The masterplan for the country’s first eco-town has recently been unveiled. Alas, it isn’t the step change in sustainable housing that’s needed to galvanise an entire industry, says Sam Henderson

One of the first initiatives to be announced by our new prime minister was a plan to build five eco-towns. Eco-towns are an attempt to make new places that can thrive and prosper, while helping to prepare the country for a carbon-constrained world. Although it is heartening to see the government promoting this type of scheme, it remains to be seen whether it will deliver the standard of development that is needed, let alone whether this scheme will be enough to galvanise an entire industry.

So far we have been told that that there will be five eco-towns of between 10,000 and 20,000 homes across the country. They will perform to high standards of resource efficiency; transport will be a priority, and there has also been mention of environmental businesses.

We are awaiting the full criteria for what constitutes an eco-town but what is certain is the location of the first one. This brings us to Oakington, a sleepy little village on the edge of the Fens, a few miles outside Cambridge, and just south of what will be the nation’s first eco-town. Northstowe, as it will be called, is being jointly promoted by Gallagher and English Partnerships, and the latest masterplan was unveiled for public consultation last month.

The new town will undoubtedly set impressive standards for energy efficiency, water use and renewable energy generation. But one would hope that the criteria for judging eco-towns will go well beyond specifying the stand-alone performance of new buildings. The real issues as to whether Northstowe can become Britain’s most sustainable place require one to look beyond the buildings that are built there, and even beyond the site as a whole.

Transport is compromised from the start

Transport is the first and most obvious issue. Cambridge is renowned for its congestion, and an eco-town should include transport solutions that benefit the wider surrounding area. Northstowe’s response will be to rely on a guided bus scheme which was already planned before the site was allocated, and was not designed to serve a new settlement. It will have to run at a higher capacity than was initially intended from the moment it first opens. Instead of trying to actively provide transport solutions, Northstowe will piggy-back off an existing scheme not originally intended to include it.

Moreover, current plans do not suggest a place that can be confident of ensuring that 30% of all journeys are made by bicycle – a level that has already been achieved elsewhere. There are no pedestrianised neighbourhoods.
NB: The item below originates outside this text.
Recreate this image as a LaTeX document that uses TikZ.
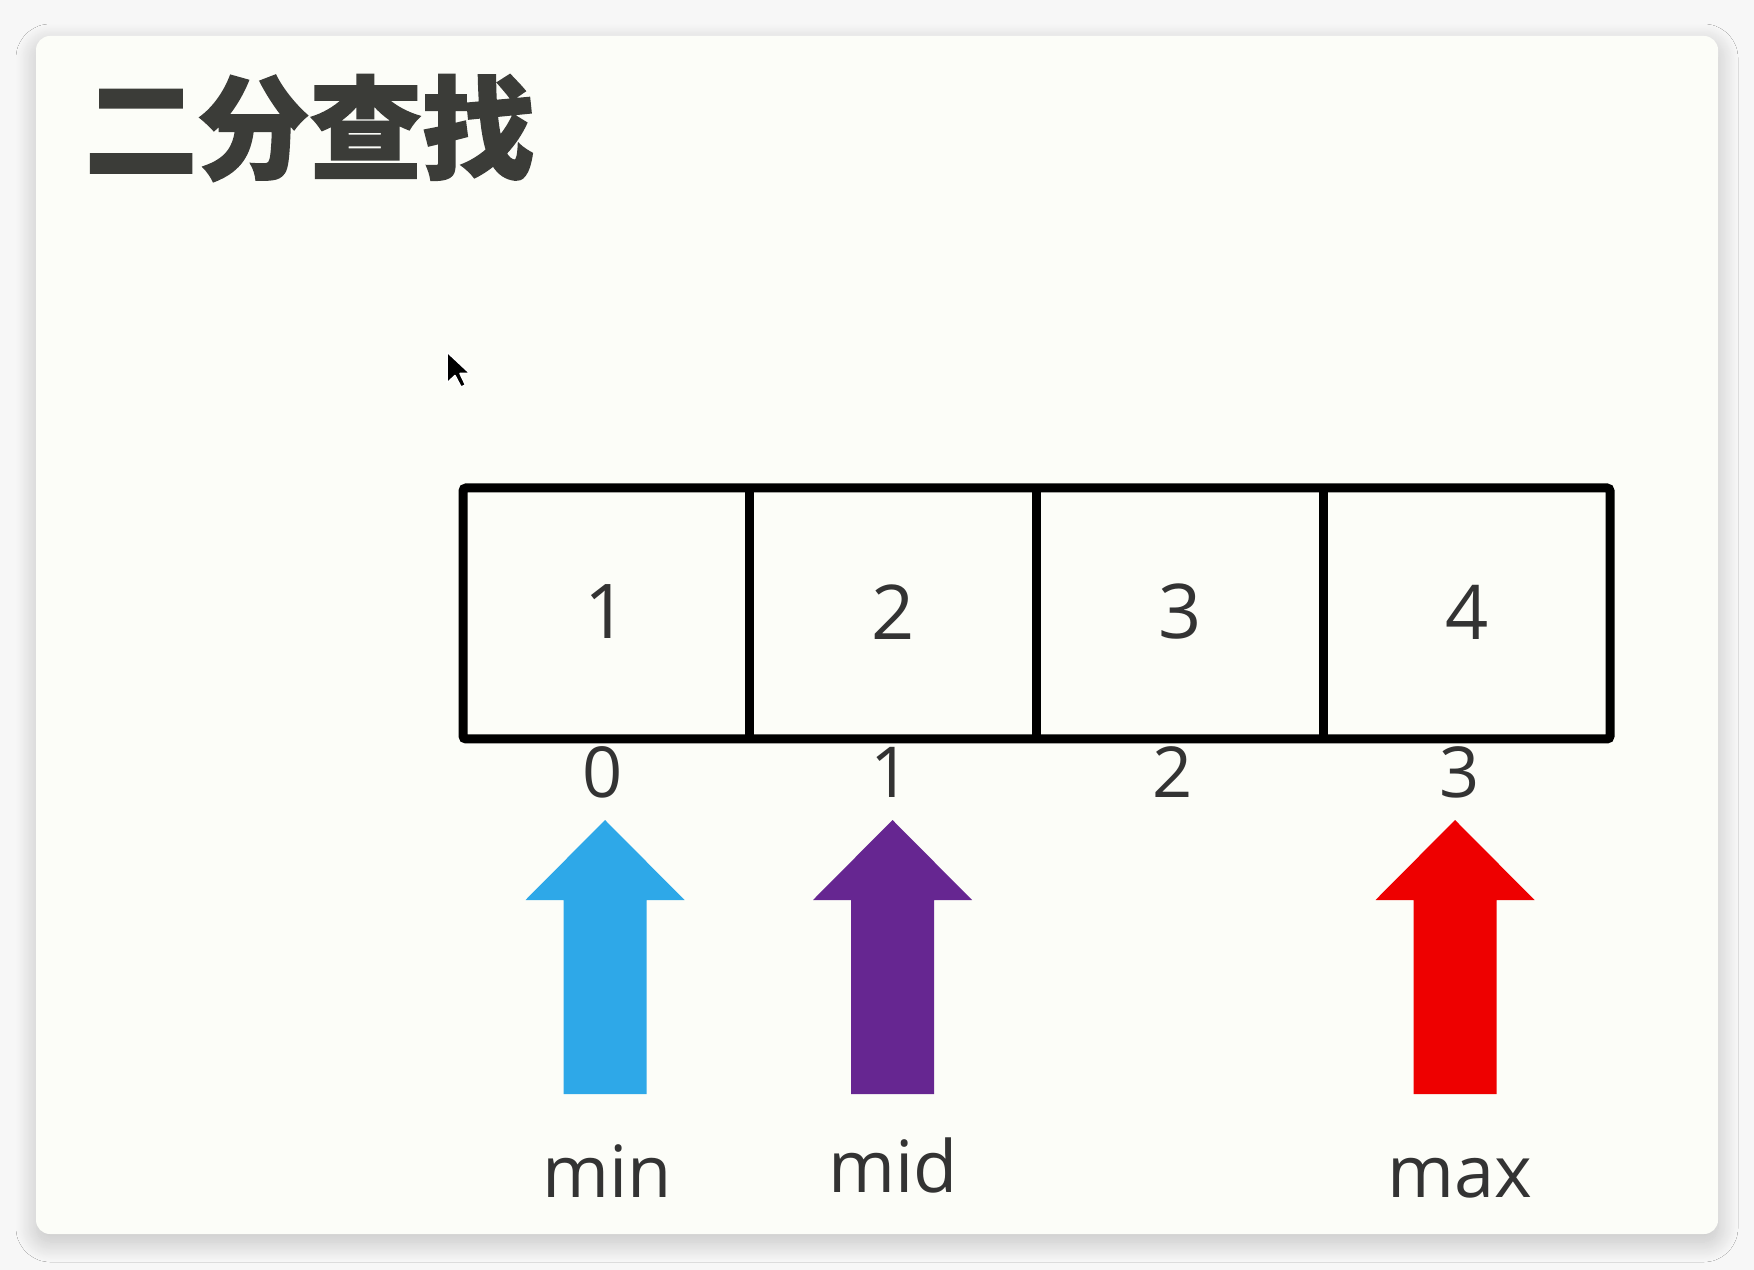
\documentclass[tikz,border=0pt]{standalone}
\usepackage{fontspec}
\setmainfont{Open Sans}
\newfontfamily\cjk{Noto Sans CJK SC}[BoldFeatures={FakeBold=1.5}]
\usepackage{tikz}
\usetikzlibrary{shadows.blur}
\definecolor{pagegray}{HTML}{F7F7F7}
\definecolor{cardwhite}{HTML}{FCFDF8}
\definecolor{titlegray}{HTML}{3B3C38}
\definecolor{textgray}{HTML}{333333}
\definecolor{minblue}{HTML}{2EA8E8}
\definecolor{midpurple}{HTML}{662691}
\definecolor{maxred}{HTML}{EE0000}
\def\blockarrow[#1](#2){\fill[#1] (#2-79.5, 900) -- (#2, 820) -- (#2+79.5, 900) -- (#2+41.5, 900) -- (#2+41.5, 1094) -- (#2-41.5, 1094) -- (#2-41.5, 900) -- cycle;}

\begin{document}
\begin{tikzpicture}[x=0.1mm, y=-0.1mm,
		cellnum/.style={inner sep=0pt, text=textgray, font=\fontsize{21.5}{24}\selectfont},
		idxnum/.style={inner sep=0pt, text=textgray, font=\fontsize{20}{22}\selectfont},
		ptrlabel/.style={inner sep=0pt, anchor=base, text=textgray, font=\fontsize{20.5}{23}\selectfont}]
		%%%%% START %%%%%
		
		\useasboundingbox (0, 0) rectangle (1754, 1270);
		\fill[pagegray] (0, 0) rectangle (1754, 1270);
		\fill[cardwhite, rounded corners=1.4mm, blur shadow={shadow xshift=0pt, shadow yshift=-0.8mm, shadow blur radius=2mm, shadow blur steps=25, shadow opacity=22}] (36, 36) rectangle (1718, 1234);
		
		\node[inner sep=0pt, anchor=west, text=titlegray, font=\cjk\bfseries\fontsize{32}{36}\selectfont] (title) at (84, 128) {二分查找};
		
		% cursor
		\filldraw[fill=black, draw=white, line width=0.15mm, line join=round] (447, 352) -- (447, 383) -- (455, 375.5) -- (461, 387) -- (465.5, 385) -- (460, 373.5) -- (470, 373.5) -- cycle;
		
		\draw[line width=0.9mm, rounded corners=0.3mm] (463, 488) rectangle (1610, 739);
		\foreach \x in {749.75, 1036.5, 1323.25}
			\draw[line width=0.9mm] (\x, 488) -- (\x, 739);
		
		\foreach \v [count=\i] in {1, 2, 3, 4}
			\node[cellnum] (val\i) at ({463+286.75*(\i-0.5)}, 612) {\v};
		
		\foreach \v/\x in {0/603, 1/891, 2/1173, 3/1460}
			\node[idxnum] (idx\v) at (\x, 772) {\v};
		
		\blockarrow[minblue](605)
		\blockarrow[midpurple](892.5)
		\blockarrow[maxred](1455)
		
		\node[ptrlabel] (minlbl) at (607, 1197) {min};
		\node[ptrlabel] (midlbl) at (893, 1192) {mid};
		\node[ptrlabel] (maxlbl) at (1460, 1197) {max};
		
		%%%%% END %%%%%
	\end{tikzpicture}
\end{document}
The assumption is still that every household will own, and regularly use, a car.

This is the first hint of a much wider issue. The original County Plan stated that “the main role of the new settlement will be as a small town closely linked to Cambridge”. It was always intended to feed growth in Cambridge, and not to become a self-supporting place in its own right. It will struggle to become a viable town which could then build an active, reciprocal relationship with its neighbouring city.

Northstowe does not look like it will easily become an autonomous, well-defined, vibrant and resilient place. If it does, it will reach its capacity almost immediately. Even if it does grow into a more coherent place, there is not currently any additional room allocated for it.
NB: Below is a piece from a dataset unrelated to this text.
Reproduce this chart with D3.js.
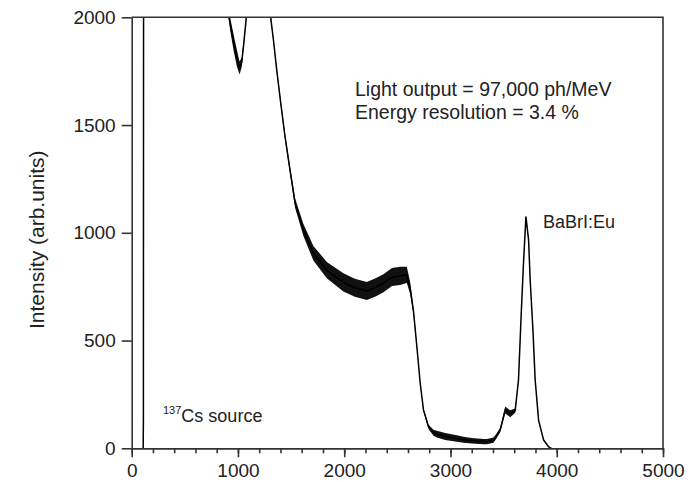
<!DOCTYPE html>
<html>
<head>
<meta charset="utf-8">
<script src="https://cdn.jsdelivr.net/npm/d3@7"></script>
<style>
  body { margin: 0; background: #fff; }
  svg { display: block; font-family: "Liberation Sans", Arial, sans-serif; }
  .label { fill: #222; }
</style>
</head>
<body>
<div id="chart"></div>
<script>
// spectrum: channel, counts, and half width of the noisy band
const energy = [100, 108, 110, 112, 880, 900, 930, 960, 990, 1015, 1035, 1055, 1075, 1090,
  1290, 1310, 1335, 1365, 1403, 1443, 1490, 1538, 1616, 1710, 1836, 1992, 2100, 2213, 2300,
  2369, 2450, 2526, 2589, 2620, 2652, 2684, 2715, 2746, 2793, 2840, 2872, 2950, 3060, 3122,
  3200, 3311, 3343, 3405, 3437, 3468, 3515, 3562, 3609, 3640, 3666, 3687, 3710, 3735, 3750,
  3776, 3797, 3829, 3876, 3923, 3950];
const counts = [0, 0, 130, 2600, 2600, 2050, 1960, 1880, 1810, 1765, 1790, 1880, 1980, 2080,
  2300, 1990, 1890, 1755, 1601, 1446, 1291, 1137, 1013, 905, 827, 770, 745, 730, 748,
  766, 795, 800, 805, 745, 635, 470, 302, 178, 100, 72, 66, 55, 45, 40,
  35, 31, 31, 38, 60, 85, 178, 160, 175, 317, 627, 858, 1075, 967, 781,
  549, 317, 131, 39, 7, 0];
const noise = [0, 0, 0, 0, 0, 15, 30, 38, 38, 30, 22, 14, 8, 0,
  0, 8, 8, 9, 10, 13, 17, 22, 28, 34, 38, 42, 42, 42, 42,
  42, 42, 42, 38, 28, 14, 7, 6, 7, 11, 14, 16, 16, 15, 14,
  13, 12, 12, 12, 11, 10, 16, 16, 10, 5, 5, 5, 6, 5, 4,
  4, 4, 4, 4, 3, 0];

const xTicks = [0, 1000, 2000, 3000, 4000, 5000];
const xMinor = d3.range(0, 5001, 200);
const yTicks = [0, 500, 1000, 1500, 2000];

const width = 695, height = 482;
const margin = { top: 17.3, right: 32, bottom: 33.7, left: 131.7 };

const svg = d3.select("#chart").append("svg")
  .attr("width", width)
  .attr("height", height);

const x = d3.scaleLinear().domain([0, 5000]).range([margin.left, width - margin.right]);
const y = d3.scaleLinear().domain([0, 2000]).range([height - margin.bottom, margin.top]);

svg.append("clipPath").attr("id", "plot-clip")
  .append("rect")
    .attr("x", margin.left)
    .attr("y", margin.top)
    .attr("width", width - margin.left - margin.right)
    .attr("height", height - margin.top - margin.bottom);

const spectrum = energy.map((e, i) => ({ e: e, c: counts[i], n: noise[i] }));

const plot = svg.append("g").attr("clip-path", "url(#plot-clip)");

// noisy band
plot.append("path")
  .datum(spectrum)
  .attr("fill", "#111")
  .attr("d", d3.area()
    .x(d => x(d.e))
    .y0(d => y(d.c - d.n))
    .y1(d => y(d.c + d.n)));

plot.append("path")
  .datum(spectrum)
  .attr("fill", "none")
  .attr("stroke", "#000")
  .attr("stroke-width", 1.5)
  .attr("d", d3.line().x(d => x(d.e)).y(d => y(d.c)));

// frame (top and right)
svg.append("path")
  .attr("fill", "none")
  .attr("stroke", "#333")
  .attr("stroke-width", 1.6)
  .attr("d", `M${margin.left},${margin.top}H${width - margin.right}V${height - margin.bottom}`);

// axes
svg.append("g")
  .attr("transform", `translate(0,${height - margin.bottom})`)
  .call(d3.axisBottom(x).tickValues(xTicks).tickFormat(d3.format("d"))
    .tickSize(9).tickPadding(6).tickSizeOuter(0));

svg.append("g")
  .attr("transform", `translate(0,${height - margin.bottom})`)
  .call(d3.axisBottom(x).tickValues(xMinor).tickSize(5).tickFormat("").tickSizeOuter(0));

svg.append("g")
  .attr("transform", `translate(${margin.left},0)`)
  .call(d3.axisLeft(y).tickValues(yTicks).tickFormat(d3.format("d"))
    .tickSize(10).tickPadding(6).tickSizeOuter(0));

svg.selectAll(".domain, .tick line")
  .attr("stroke", "#333")
  .attr("stroke-width", 1.6);

svg.selectAll(".tick text")
  .attr("fill", "#222")
  .style("font-size", "19px")
  .style("font-family", "'Liberation Sans', Arial, sans-serif");

// y label
svg.append("text")
  .attr("class", "label")
  .attr("fill", "#333")
  .attr("transform", `translate(44,${(margin.top + height - margin.bottom) / 2 + 7}) rotate(-90)`)
  .attr("text-anchor", "middle")
  .style("font-size", "21px")
  .text("Intensity (arb.units)");

// annotations
svg.append("text").attr("class", "label")
  .attr("x", 355).attr("y", 96)
  .style("font-size", "19.5px")
  .text("Light output = 97,000 ph/MeV");

svg.append("text").attr("class", "label")
  .attr("x", 355).attr("y", 119)
  .style("font-size", "19.5px")
  .text("Energy resolution = 3.4 %");

svg.append("text").attr("class", "label")
  .attr("x", 543).attr("y", 228)
  .style("font-size", "18px")
  .text("BaBrI:Eu");

const cs = svg.append("text").attr("class", "label")
  .attr("x", 163).attr("y", 422)
  .style("font-size", "18px");
cs.append("tspan").attr("dy", -8).style("font-size", "11px").text("137");
cs.append("tspan").attr("dy", 8).text("Cs source");
</script>
</body>
</html>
Sustainable development at Northstowe is in danger of meaning supplying housing to support growth, while minimising any negative impact as far as possible. But it could mean development which makes sense in its own right and actively helps solve problems in the wider area of which it is part, generating a positive impact.

Northstowe and the other eco-towns are the government’s only active intervention designed to deliver the kind of new development that is now essential. They need to trigger a step-change in standard practice rather than produce one-off examples of quite good practice.

It’s been done before

There are plenty of examples of developments that have already been built and that do what Northstowe promises to do. There are even those that already do what Northstowe won’t manage. Passive houses that require no energy for heating have been built since the 1970s. Bo01 in Malmö, Sweden, is an entirely pedestrianised site with 800 units meeting very high environmental standards while maintaining high levels of personal comfort.
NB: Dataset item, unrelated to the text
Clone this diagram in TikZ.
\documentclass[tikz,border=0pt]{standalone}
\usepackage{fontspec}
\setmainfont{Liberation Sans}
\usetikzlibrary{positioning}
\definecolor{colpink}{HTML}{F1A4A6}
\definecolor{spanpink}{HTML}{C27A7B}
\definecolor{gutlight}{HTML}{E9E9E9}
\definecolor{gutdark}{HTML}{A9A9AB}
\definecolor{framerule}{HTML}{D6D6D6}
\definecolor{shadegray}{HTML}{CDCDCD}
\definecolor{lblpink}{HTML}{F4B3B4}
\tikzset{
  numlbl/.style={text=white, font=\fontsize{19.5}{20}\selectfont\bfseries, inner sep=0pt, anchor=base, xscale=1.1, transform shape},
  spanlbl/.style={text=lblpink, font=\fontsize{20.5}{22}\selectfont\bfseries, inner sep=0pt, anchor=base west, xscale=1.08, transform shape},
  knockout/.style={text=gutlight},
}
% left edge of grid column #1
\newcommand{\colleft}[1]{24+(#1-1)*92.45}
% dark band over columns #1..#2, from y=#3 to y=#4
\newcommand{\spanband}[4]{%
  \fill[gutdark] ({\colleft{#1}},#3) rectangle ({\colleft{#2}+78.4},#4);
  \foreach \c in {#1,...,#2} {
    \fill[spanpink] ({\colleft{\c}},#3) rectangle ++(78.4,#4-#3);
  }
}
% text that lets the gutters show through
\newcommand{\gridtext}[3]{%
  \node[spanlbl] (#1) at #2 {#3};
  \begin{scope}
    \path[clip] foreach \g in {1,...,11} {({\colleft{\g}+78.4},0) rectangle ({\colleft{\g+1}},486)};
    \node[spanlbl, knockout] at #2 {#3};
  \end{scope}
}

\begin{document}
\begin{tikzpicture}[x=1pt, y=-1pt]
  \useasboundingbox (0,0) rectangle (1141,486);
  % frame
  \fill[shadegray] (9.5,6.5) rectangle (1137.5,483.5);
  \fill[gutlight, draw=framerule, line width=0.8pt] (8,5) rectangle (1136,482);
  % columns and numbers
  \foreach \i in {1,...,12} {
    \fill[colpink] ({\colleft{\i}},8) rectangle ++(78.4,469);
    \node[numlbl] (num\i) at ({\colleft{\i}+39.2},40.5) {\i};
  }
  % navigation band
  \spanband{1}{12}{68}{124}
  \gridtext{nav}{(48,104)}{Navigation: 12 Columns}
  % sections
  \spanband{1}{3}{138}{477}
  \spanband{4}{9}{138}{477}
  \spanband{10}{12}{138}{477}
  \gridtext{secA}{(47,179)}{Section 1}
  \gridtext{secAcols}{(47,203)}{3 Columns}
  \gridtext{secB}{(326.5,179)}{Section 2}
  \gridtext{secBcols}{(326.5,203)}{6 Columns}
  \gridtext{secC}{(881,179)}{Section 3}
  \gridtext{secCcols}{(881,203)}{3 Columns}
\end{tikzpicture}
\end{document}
Vauban in Freiburg, Germany, has been developed from the start to create a cohesive and participatory city district. The buildings aim to make an active ecological contribution, and the entire district works on the principles of car-free and parking-free living.

Hammarby Sjöstad in Sweden is a new district of Stockholm. As well as meeting high environmental standards, there are good transport links, and the district is itself a destination that attracts visitors, meaning it has an active relationship with the existing city centre and is not merely subsidiary to it.

Our aim should be to make these standards and innovations the norm in the UK, integrating the best thinking in urban design with the clever use of technology, to complement and enhance existing development. What we need to do is not impossible – it’s just different. No matter how many clever innovations are put in place at Northstowe, they will not overcome the fundamental difficulties with the site itself and the way it has been strategised.

We need a new development paradigm – creating places that work, rather than dormitory towns that do nothing but put huge strain on areas of existing growth, while causing new problems themselves.

On the town

Eco-towns were first mentioned this spring, when housing minister Yvette Cooper announced that the government’s growth points scheme (to accommodate housing needs in areas of particularly high demand) would now consider whether proposals would deliver places that function sustainably.

£2m of funding was put in place to help with the development of plans, and Professor David Lock was appointed to refine the criteria for what qualifies as “eco” – presumably in recognition of the fact that a sustainable place entails more than just resource-efficient buildings that can meet the code’s standards.